Georgetown-IR-Lab / cedr

Code for CEDR: Contextualized Embeddings for Document Ranking, accepted at SIGIR 2019.
MIT License
155 stars 28 forks source link

Bug with extract_docs_from_index.py #11

Closed nguyenvo09 closed 4 years ago

nguyenvo09 commented 4 years ago

When I run command

awk '{print $3}' data/robust/*.run | python extract_docs_from_index.py indri PATH_TO_INDRI_INDEX > data/robust/documents.tsv

I got error like:

Traceback (most recent call last):
  File "extract_docs_from_index.py", line 60, in <module>
    main_cli()
  File "extract_docs_from_index.py", line 48, in main_cli
    doc_extractor = INDEX_MAP[args.index_type](args.index_path)
  File "extract_docs_from_index.py", line 8, in indri_doc_extractor
    index = pyndri.Index(path)
  File "/root/anaconda3/lib/python3.6/site-packages/pyndri/__init__.py", line 52, in __init__
    super(Index, self).__init__(*args, **kwargs)
OSError: ../src/Parameters.cpp(469): Couldn't open parameter file 'indri-5.14/manifest' for reading.
it seems I need to do some indexing first. how could I do that? 
seanmacavaney commented 4 years ago

Hi @nguyenvo09,

We provide extract_docs_from_index.py to allow you to easily extract document content from an Anserini or Indri index. (You will need to have an index built for the initial document rankings anyway.) Please refer to Anserini documentation (here) or Indri documentation (here) for help building an index.

If you are using a different index format, we welcome contributions to extract_docs_from_index.py to support additional formats!
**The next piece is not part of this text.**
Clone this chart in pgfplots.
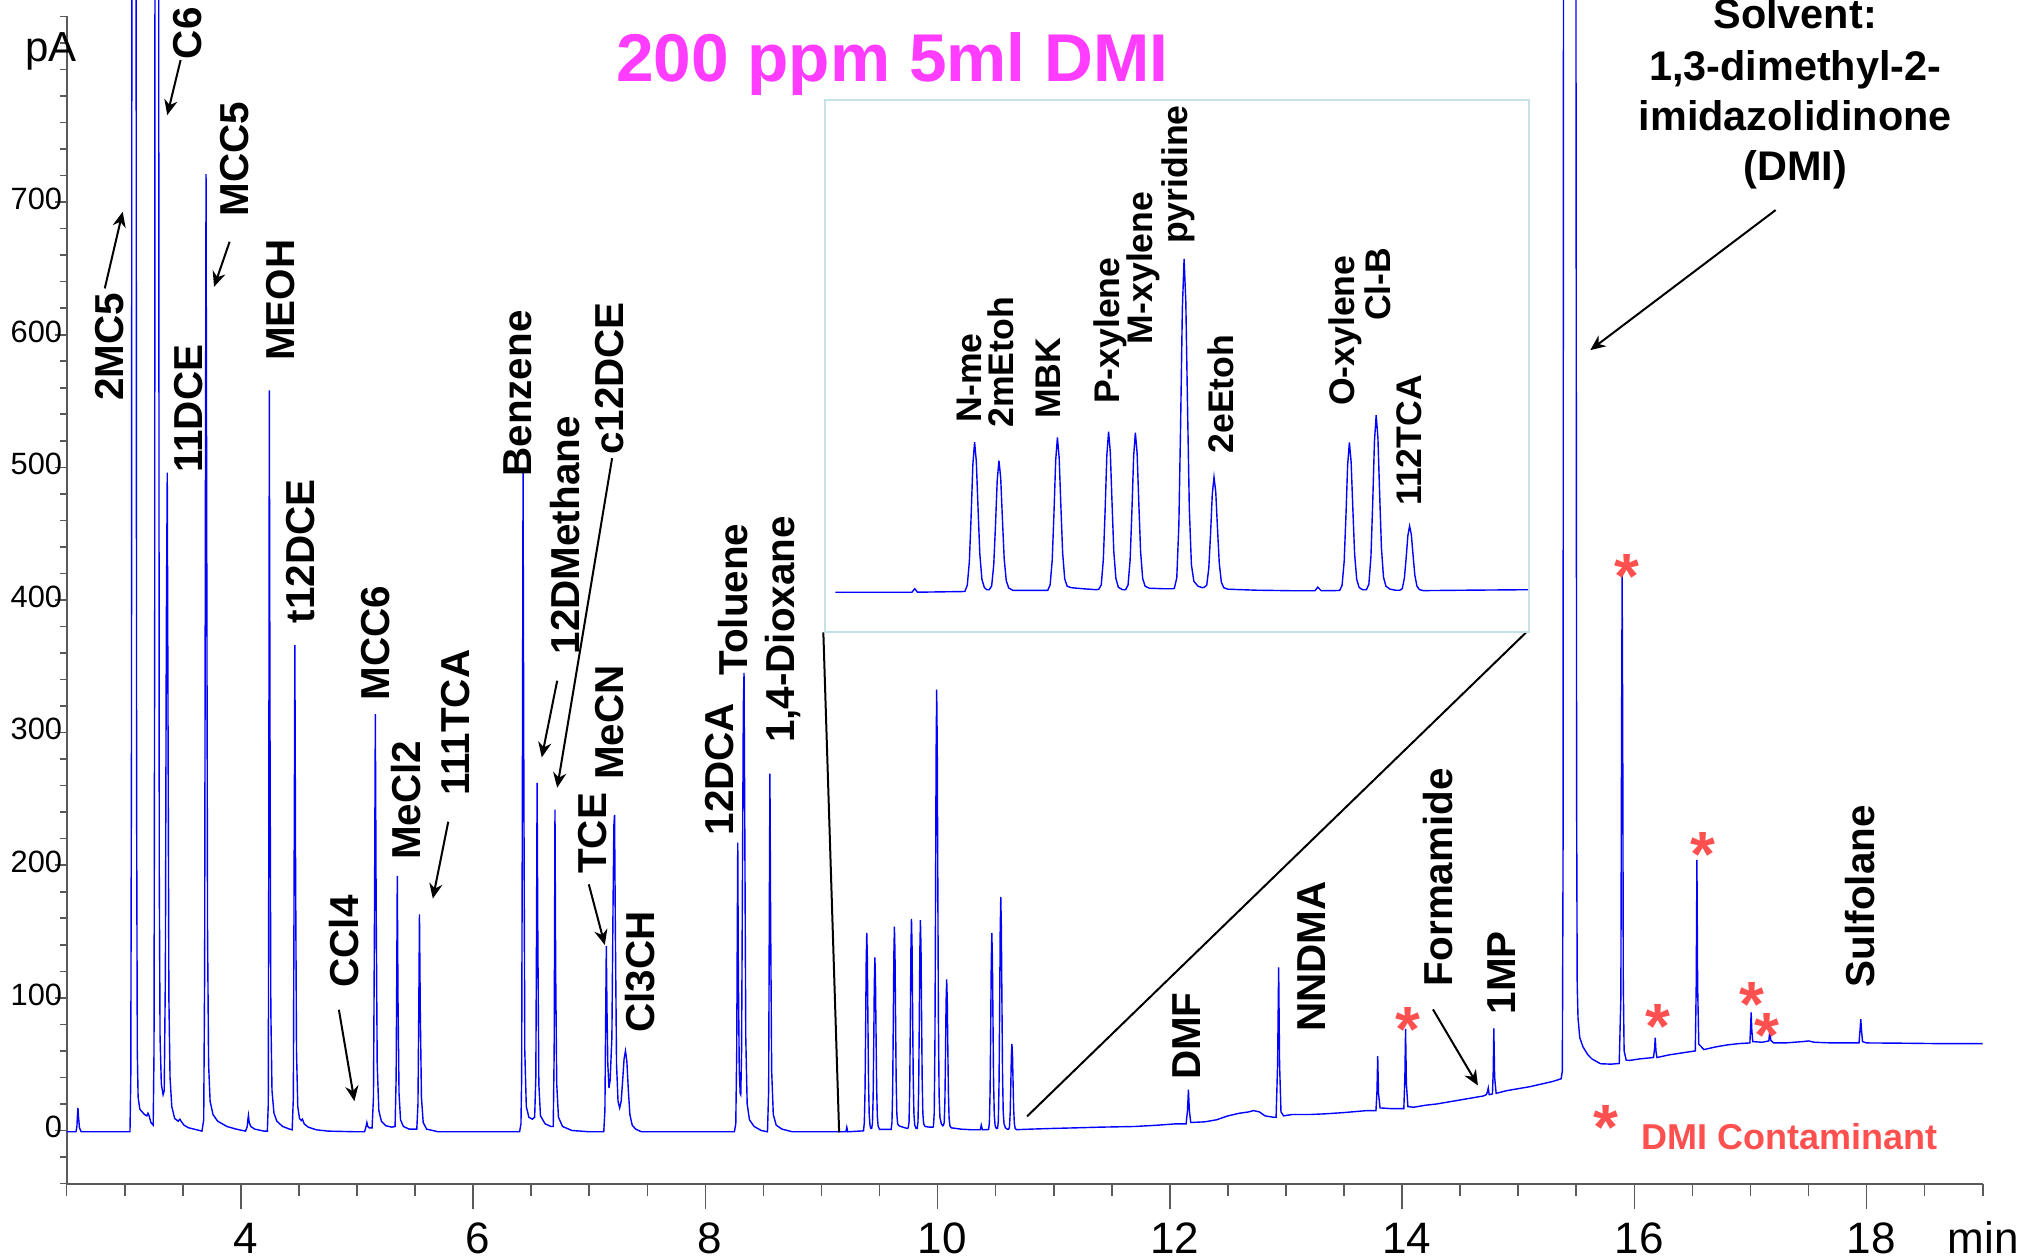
\documentclass[border=0pt]{standalone}
\usepackage{fontspec}
\setmainfont{Liberation Sans}
\usepackage{pgfplots}
\usepackage{pgfplotstable}
\pgfplotsset{compat=1.18}
\usetikzlibrary{arrows.meta}
\definecolor{trace}{RGB}{0,0,255}
\definecolor{titlemag}{RGB}{255,60,255}
\definecolor{contam}{RGB}{255,80,80}
\definecolor{insetc}{RGB}{195,225,230}
\definecolor{axisgray}{RGB}{90,90,90}

\pgfplotstableread{
t v
2.500 -1
2.580 -1
2.588 3
2.593 12
2.597 17
2.602 10
2.610 2
2.625 -1
3.045 -1
3.052 40
3.058 300
3.063 1200
3.068 3000
3.092 3000
3.097 1000
3.102 250
3.108 60
3.115 25
3.130 16
3.150 14
3.170 12
3.190 11
3.200 13
3.210 11
3.225 6
3.245 4
3.252 60
3.258 400
3.263 1500
3.268 3000
3.287 3000
3.292 900
3.297 200
3.304 70
3.315 35
3.330 27
3.340 30
3.350 120
3.358 380
3.366 496
3.373 300
3.380 100
3.390 40
3.405 18
3.430 9
3.460 7
3.475 8.5
3.485 7
3.510 4
3.550 2
3.620 0.5
3.665 -0.5
3.680 8
3.688 120
3.694 450
3.700 721
3.706 450
3.713 150
3.722 50
3.735 22
3.760 12
3.800 7
3.880 3
3.960 1
4.040 -0.5
4.055 3
4.060 8
4.065 11.3
4.072 6
4.085 3
4.120 1
4.200 -0.5
4.228 -0.5
4.236 20
4.240 200
4.245 558
4.251 300
4.258 90
4.268 30
4.285 13
4.310 7
4.360 3
4.420 1
4.442 0.5
4.452 25
4.458 180
4.465 366
4.471 200
4.479 60
4.490 18
4.505 9
4.520 7.5
4.530 8.5
4.545 5
4.580 2.5
4.650 0.5
4.750 -0.5
5.000 -1
5.065 -1
5.078 3
5.085 6
5.093 3
5.105 2
5.130 2
5.142 25
5.150 150
5.158 314
5.165 170
5.174 50
5.188 15
5.210 7
5.250 3.5
5.300 2.5
5.328 3
5.337 40
5.342 110
5.347 192
5.353 100
5.362 28
5.375 8
5.400 3
5.450 1
5.515 1
5.525 20
5.532 90
5.538 163
5.545 90
5.555 25
5.570 6
5.600 1
5.700 -1
6.400 -1
6.412 5
6.418 40
6.424 250
6.430 497
6.437 260
6.445 60
6.458 18
6.480 10
6.510 8.5
6.530 10
6.540 40
6.546 150
6.551 262
6.557 150
6.566 35
6.580 11
6.620 5
6.670 3
6.690 3
6.698 60
6.705 242
6.711 120
6.720 35
6.735 10
6.770 3
6.850 0
7.000 -1
7.125 -1
7.135 15
7.141 80
7.147 139
7.153 90
7.160 50
7.170 32
7.180 38
7.195 70
7.205 170
7.212 230
7.218 238
7.225 150
7.235 50
7.248 22
7.262 17
7.275 22
7.288 38
7.300 54
7.312 60
7.324 52
7.337 30
7.350 12
7.370 4
7.400 1
7.450 -1
8.250 -1
8.262 5
8.270 60
8.275 150
8.279 217
8.284 120
8.292 45
8.300 28
8.305 27
8.312 60
8.320 200
8.327 320
8.333 345
8.340 220
8.348 70
8.360 20
8.380 8
8.420 3
8.480 0
8.535 -1
8.545 30
8.551 170
8.556 269
8.562 160
8.571 45
8.585 12
8.610 4
8.660 1
8.750 -1
8.990 -1
9.210 -1
9.218 2.5
9.226 -1
9.362 -0.3
9.369 6
9.375 29.8
9.380 74.5
9.385 126.7
9.390 149
9.395 129.6
9.400 82
9.405 37.3
9.411 11.9
9.418 3.7
9.425 1.5
9.432 1.5
9.439 5.2
9.445 26.1
9.450 65.3
9.455 110.9
9.460 130.5
9.465 113.5
9.470 71.8
9.475 32.6
9.481 10.4
9.488 3.3
9.500 0.8
9.600 0.8
9.607 6.1
9.613 30.7
9.618 76.9
9.623 130.6
9.628 153.7
9.633 133.7
9.638 84.5
9.643 38.4
9.649 12.3
9.656 5
9.668 3.5
9.700 2.5
9.740 1.5
9.747 2
9.754 6.4
9.760 31.9
9.765 79.8
9.770 135.7
9.775 159.6
9.780 138.9
9.785 87.8
9.790 39.9
9.796 12.8
9.803 4
9.815 1.5
9.824 1.5
9.831 6.3
9.837 31.7
9.842 79.3
9.847 134.8
9.852 158.6
9.857 138
9.862 87.2
9.867 39.7
9.873 12.7
9.880 5
9.892 3
9.930 2.5
9.960 2.5
9.964 3
9.971 13.3
9.977 66.5
9.982 166.2
9.987 282.5
9.992 332.3
9.997 289.1
10.002 182.8
10.007 83.1
10.013 26.6
10.020 10
10.032 5
10.045 3.5
10.050 4
10.057 6
10.063 22.8
10.068 57
10.073 96.9
10.078 114
10.083 99.2
10.088 62.7
10.093 28.5
10.099 9.1
10.106 3.5
10.118 2
10.200 1
10.300 0.5
10.368 0.5
10.376 4
10.386 0.5
10.439 0.7
10.446 5.9
10.452 29.7
10.457 74.4
10.462 126.4
10.467 148.7
10.472 129.4
10.477 81.8
10.482 37.2
10.488 11.9
10.495 3.7
10.505 1.5
10.516 1.5
10.523 7
10.529 35.2
10.534 88.1
10.539 149.7
10.544 176.1
10.549 153.2
10.554 96.9
10.559 44
10.565 14.1
10.572 5
10.584 2
10.600 1
10.612 1
10.619 2.6
10.625 13
10.630 32.6
10.635 55.4
10.640 65.2
10.645 56.7
10.650 35.9
10.655 16.3
10.661 5.2
10.668 1.6
10.680 0.6
10.800 1
10.980 1.5
11.200 2
11.400 2.5
11.700 3
11.900 4
12.050 5
12.140 5
12.152 15
12.160 30.7
12.168 15
12.180 6
12.300 6.5
12.400 8
12.500 11
12.600 13
12.680 14
12.720 15
12.770 14
12.820 11
12.890 10
12.915 10
12.928 50
12.937 123
12.945 50
12.957 14
12.980 11
13.050 12
13.200 12
13.350 12.6
13.500 13.5
13.700 15
13.775 15
13.784 30
13.790 56
13.797 28
13.810 17
13.900 16.5
14.015 16.5
14.024 40
14.030 76.5
14.037 35
14.050 18
14.100 17.5
14.200 19
14.300 20
14.400 21.5
14.500 23
14.600 24.5
14.700 26
14.725 27
14.735 29
14.742 32
14.750 27
14.778 27.5
14.785 45
14.790 77
14.797 40
14.810 28
14.900 30
15.000 31.5
15.100 33
15.200 35
15.300 37
15.370 39
15.380 45
15.386 200
15.390 900
15.394 3000
15.490 3000
15.497 900
15.503 250
15.508 110
15.515 85
15.530 70
15.558 63
15.600 57
15.634 54
15.709 50.3
15.800 50
15.870 50.5
15.884 100
15.890 300
15.895 418
15.900 300
15.905 110
15.912 60
15.930 53
15.960 52.8
16.050 54
16.165 55
16.175 62
16.180 70
16.186 60
16.195 55
16.300 57
16.450 59
16.525 60
16.533 110
16.539 204
16.545 110
16.555 65
16.600 61
16.700 63
16.800 64.5
16.900 65.5
16.995 66
17.000 75
17.006 89
17.012 75
17.020 67
17.100 66.5
17.158 67.5
17.167 75
17.175 68
17.200 66
17.300 66
17.450 67
17.500 67.5
17.550 66.5
17.700 66
17.935 66
17.943 75
17.950 84
17.957 75
17.965 67
18.000 66
18.300 65.8
18.600 65.5
19.000 65.5
}\chrom

\tikzset{
  lab/.style={rotate=90, font=\fontsize{10.1}{12}\selectfont\bfseries, inner sep=0pt, anchor=center},
  ilab/.style={rotate=90, font=\fontsize{8.9}{10}\selectfont\bfseries, inner sep=0pt, anchor=center},
  arr/.style={-{Stealth[length=3.8pt,width=3.3pt]}, line width=0.5pt, black},
  star/.style={font=\fontsize{16}{16}\selectfont\bfseries, text=contam, anchor=base, inner sep=0pt, yshift=-9.2pt},
}

\begin{document}
\begin{tikzpicture}
\begin{axis}[
  at={(0,0)}, anchor=south west,
  width=479pt, height=291.775pt, scale only axis,
  xmin=2.5, xmax=19, ymin=-40, ymax=840,
  clip=false,
  axis x line*=bottom, axis y line*=left,
  axis line style={draw=axisgray, line width=0.5pt, -},
  tick align=outside,
  xtick={4,6,...,18},
  minor xtick={2.5,3,...,19},
  ytick={0,100,...,700},
  minor ytick={-40,-20,...,840},
  xtick style={draw=axisgray, line width=0.4pt, /pgfplots/major tick length=6.25pt, /pgfplots/minor tick length=3.1pt},
  ytick style={draw=axisgray, line width=0.4pt, /pgfplots/major tick length=3pt, /pgfplots/minor tick length=1.7pt},
  xticklabel style={font=\fontsize{11}{13}\selectfont, anchor=base, inner sep=0pt, yshift=-13.2pt, xshift=1.2pt},
  yticklabel style={font=\fontsize{7.7}{9}\selectfont, anchor=east, inner sep=0pt, xshift=3.3pt, yshift=0.8pt},
  /pgf/number format/assume math mode=true,
]
\addplot[trace, line width=0.35pt, mark=none] table[x=t, y=v] {\chrom};

% zoom lines
\draw[black, line width=0.5pt] (axis cs:9.016,375.6) -- (axis cs:9.152,-1.5);
\draw[black, line width=0.5pt] (axis cs:15.069,375.6) -- (axis cs:10.77,10.6);

% axis unit labels
\node[font=\fontsize{10.5}{12}\selectfont, anchor=base west, inner sep=0pt] at (axis cs:2.138,805.8) {pA};
\node[font=\fontsize{11}{13}\selectfont, anchor=base west, inner sep=0pt] at (axis cs:18.693,-93) {min};

% title
\node[font=\fontsize{16.9}{19}\selectfont\bfseries, text=titlemag, anchor=base, inner sep=0pt] at (axis cs:9.609,791.3) {200 ppm 5ml DMI};

% peak labels
\node[lab] at (axis cs:2.871,590.9) {2MC5};
\node[lab] at (axis cs:3.539,827.3) {C6};
\node[lab] at (axis cs:3.548,544.2) {11DCE};
\node[lab] at (axis cs:3.942,732.6) {MCC5};
\node[lab] at (axis cs:4.345,626.1) {MEOH};
\node[lab] at (axis cs:4.513,436.7) {t12DCE};
\node[lab] at (axis cs:4.889,142.5) {CCl4};
\node[lab] at (axis cs:5.159,367.7) {MCC6};
\node[lab] at (axis cs:5.426,248.9) {MeCl2};
\node[lab] at (axis cs:5.851,307.5) {111TCA};
\node[lab] at (axis cs:6.387,555.7) {Benzene};
\node[lab] at (axis cs:6.790,448.8) {12DMethane};
\node[lab] at (axis cs:7.176,567) {c12DCE};
\node[lab] at (axis cs:7.172,307.5) {MeCN};
\node[lab] at (axis cs:7.028,224) {TCE};
\node[lab] at (axis cs:7.438,119.6) {Cl3CH};
\node[lab] at (axis cs:8.122,272.5) {12DCA};
\node[lab] at (axis cs:8.240,400.3) {Toluene};
\node[lab] at (axis cs:8.670,377.7) {1,4-Dioxane};
\node[lab] at (axis cs:12.146,71.1) {DMF};
\node[lab] at (axis cs:13.221,131) {NNDMA};
\node[lab] at (axis cs:14.306,191) {Formamide};
\node[lab] at (axis cs:14.854,118.8) {1MP};
\node[lab] at (axis cs:17.947,176.7) {Sulfolane};

% arrows
\draw[arr] (axis cs:2.828,634.9) -- (axis cs:2.982,692.7);
\draw[arr] (axis cs:3.481,807.1) -- (axis cs:3.366,765.6);
\draw[arr] (axis cs:3.903,670.1) -- (axis cs:3.769,636.1);
\draw[arr] (axis cs:4.844,91) -- (axis cs:4.978,22.1);
\draw[arr] (axis cs:5.786,232.8) -- (axis cs:5.653,174.8);
\draw[arr] (axis cs:6.724,339.1) -- (axis cs:6.591,281.3);
\draw[arr] (axis cs:7.197,506.9) -- (axis cs:6.724,258.4);
\draw[arr] (axis cs:6.996,185.6) -- (axis cs:7.134,139.9);
\draw[arr] (axis cs:14.266,91.3) -- (axis cs:14.653,33.9);
\draw[arr] (axis cs:17.217,694) -- (axis cs:15.621,588.4);

% solvent text
\node[font=\fontsize{10.35}{12}\selectfont\bfseries, anchor=base, inner sep=0pt] at (axis cs:17.385,831.1) {Solvent:};
\node[font=\fontsize{10.35}{12}\selectfont\bfseries, anchor=base, inner sep=0pt] at (axis cs:17.385,792) {1,3-dimethyl-2-};
\node[font=\fontsize{10.35}{12}\selectfont\bfseries, anchor=base, inner sep=0pt] at (axis cs:17.385,754.3) {imidazolidinone};
\node[font=\fontsize{10.35}{12}\selectfont\bfseries, anchor=base, inner sep=0pt] at (axis cs:17.385,716.6) {(DMI)};

% contaminant markers
\node[star] at (axis cs:14.05,87.5) {*};
\node[star] at (axis cs:15.94,429) {*};
\node[star] at (axis cs:16.207,89.2) {*};
\node[star] at (axis cs:16.595,219.5) {*};
\node[star] at (axis cs:17.017,106.4) {*};
\node[star] at (axis cs:17.142,82.7) {*};
\node[star] at (axis cs:15.753,13.6) {*};
\node[font=\fontsize{9}{11}\selectfont\bfseries, text=contam, anchor=base, inner sep=0pt] at (axis cs:17.333,-14.6) {DMI Contaminant};
\end{axis}

\begin{axis}[
  at={(189.45pt,137.875pt)}, anchor=south west,
  width=176pt, height=133pt, scale only axis,
  xmin=8.9587, xmax=10.9817, ymin=-40.8, ymax=491.2,
  axis line style={draw=insetc, line width=0.5pt},
  xtick=\empty, ytick=\empty,
  axis background/.style={fill=white},
]
\addplot[trace, line width=0.35pt, mark=none, restrict x to domain=8.99:10.98] table[x=t, y=v] {\chrom};
\node[ilab] at (axis cs:9.3765,213.2) {N-me};
\node[ilab] at (axis cs:9.4659,228.9) {2mEtoh};
\node[ilab] at (axis cs:9.6018,212.9) {MBK};
\node[ilab] at (axis cs:9.780,260.5) {P-xylene};
\node[ilab] at (axis cs:9.8748,323.3) {M-xylene};
\node[ilab] at (axis cs:9.9745,416.6) {pyridine};
\node[ilab] at (axis cs:10.098,197.2) {2eEtoh};
\node[ilab] at (axis cs:10.4558,260.5) {O-xylene};
\node[ilab] at (axis cs:10.5486,307) {Cl-B};
\node[ilab] at (axis cs:10.638,150.8) {112TCA};
\end{axis}

\pgfresetboundingbox
\useasboundingbox (-16.675pt,-18.625pt) rectangle (487.575pt,295.875pt);
\end{tikzpicture}
\end{document}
nguyenvo09 commented 4 years ago

Could you provide a link to download document.tsv file so that I can quickly run experiments? Thank you very much.

seanmacavaney commented 4 years ago

Hi @nguyenvo09,

It is my understanding that I cannot distribute the datasets we used in the CEDR paper per the license agreements. You will need to go through proper channels to obtain them. For Robust04, you will need to sign agreements with NIST to get a copy. Information can be found here. There's a similar process for ClueWeb09 and ClueWeb12 (since these collections are so large, you'll need to pay for the drives and shipment of the drives).

There are also freely-available datasets that you could experiment with that were not in the paper. For instance, MS-MARCO, TREC CAR, and ANTIQUE.

I hope this helps!